Es liegt in der Natur der Ingenieurswissenschaften in Lösungen statt in Problemen zu denken. Jemand hat ein Problem und konsultiert einen Ingenieur, damit dieser ihm eine Lösung liefert. Die Frage nach dem „Wie?“ ist wesentlich präsenter als die nach dem „Wozu?“. Dies könnte einer der Gründe sein, weswegen der gemeine Stakeholder dazu neigt lösungsorientiert zu arbeiten. Wichtig ist es jedoch, dass man zunächst das Problem versteht, abstrahiert und sich fragt:
– Wozu benötige ich etwas?
– Welchen Mehrwehrt habe ich davon?
Das Ingenieurswesen ist bekanntlich die Königsdisziplin der Deutschen, daher ist uns diese Denke vermutlich ein Stück weit in die Wiege gelegt. In Systems Engineering Projekten stellt dies für uns häufig eine Hürde dar, die wir gemeinsam mit unseren Stakeholdern bewältigen müssen.
Zunächst stellt sich die Frage „Wozu überhaupt abstrahieren, wenn man doch bereits eine Lösung kennt?“. Die Frage impliziert hier bereits das Problem. Denn der Fakt, dass bereits eine Lösungsvariante existiert, bedeutet nicht, dass diese die effizienteste bzw. die beste Lösung für das zugrundeliegende Problem darstellt.
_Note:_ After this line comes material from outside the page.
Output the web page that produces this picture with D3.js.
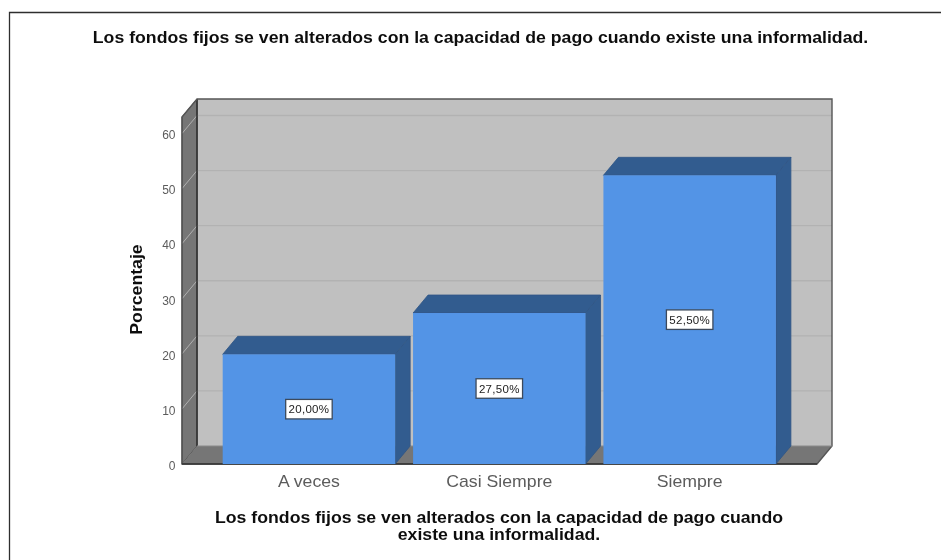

Aus genau diesem Grund ist es, als Requirements Engineers, unsere Aufgabe, zusammen mit unseren Stakeholdern den fachlichen Wert einer Realisierungsmöglichkeit zu identifizieren und als lösungsneutrale Anforderung zu dokumentieren.
Diese Herangehensweise spiegelt sich bereits in unserer Firmenphilosophie wieder. Denn wir SOPHISTen agieren frei nach dem Motto „Die Infagestellung des Althergebrachten führt zur Suche nach etwas besserem“. Transferiert auf unseren Projektalltag bedeutet das, dass wir nur, wenn wir das eigentliche Problem – also die eigentliche Anforderung – ermitteln, unsere Kunden dabei unterstützen ihr Produkt oder ihre Prozesse zu optimieren. Gelingt uns diese Abstraktion nicht, so verharren wir im „Wir machen das schon immer so!“ und limitieren uns selbst dabei uns zu verbessern.
Um Ihnen zu veranschaulichen, wie gewinnbringend die Abstraktion einer Lösung zum Problem ist, ein kleines Beispiel. Denken Sie an ihr Auto. Nun möchten Sie, um losfahren zu können, natürlich den Motor starten. Über einen langen Zeitraum war es Gang und Gäbe dies mittels eines Zündschlüssels zu tun, den man im dazugehörigen Zündschloss dreht. Aus dieser allgemeingültigen Praxis hätten die meisten Stakeholder vermutlich eine Anforderung formuliert wie „Das System muss ein Zündschloss und einen Zündschlüssel haben.“ Aus welchem Grund – also wozu – das System diese „Eigenschaften“ aufweisen soll, bleibt dabei außen vor. Was der Stakeholder eigentlich mit seiner Anforderung ausdrücken möchte ist: „Das System muss dem Fahrer die Möglichkeit bieten den Verbrennungsmotor zu starten.“ Die Art und Weise wie er dies tut, ist wiederum eine Architekturentscheidung und sollte, insofern nicht explizit benötigt oder gewünscht, nicht Teil der Anforderung sein. Durch diese Bereinigung der Anforderung um die Lösung hat die Entwicklung den Freiraum sich andere Lösungsmöglichkeiten zu überlegen und z.B. ein Keyless-Go-System zu entwickeln.
In der Literatur wird Ihnen diese Abstraktion auch als Essenzbildung begegnen.
Schärfen Sie also Ihren Blick dafür, an welchen Stellen es sich lohnt vom Konkreten ins Abstrakte zu wechseln und wann eine Konkretisierung notwendig ist. Wir hoffen unsere Blogserie konnte Ihnen Denkanstöße liefern und vielleicht sogar in Ihrem Projekt weiterhelfen.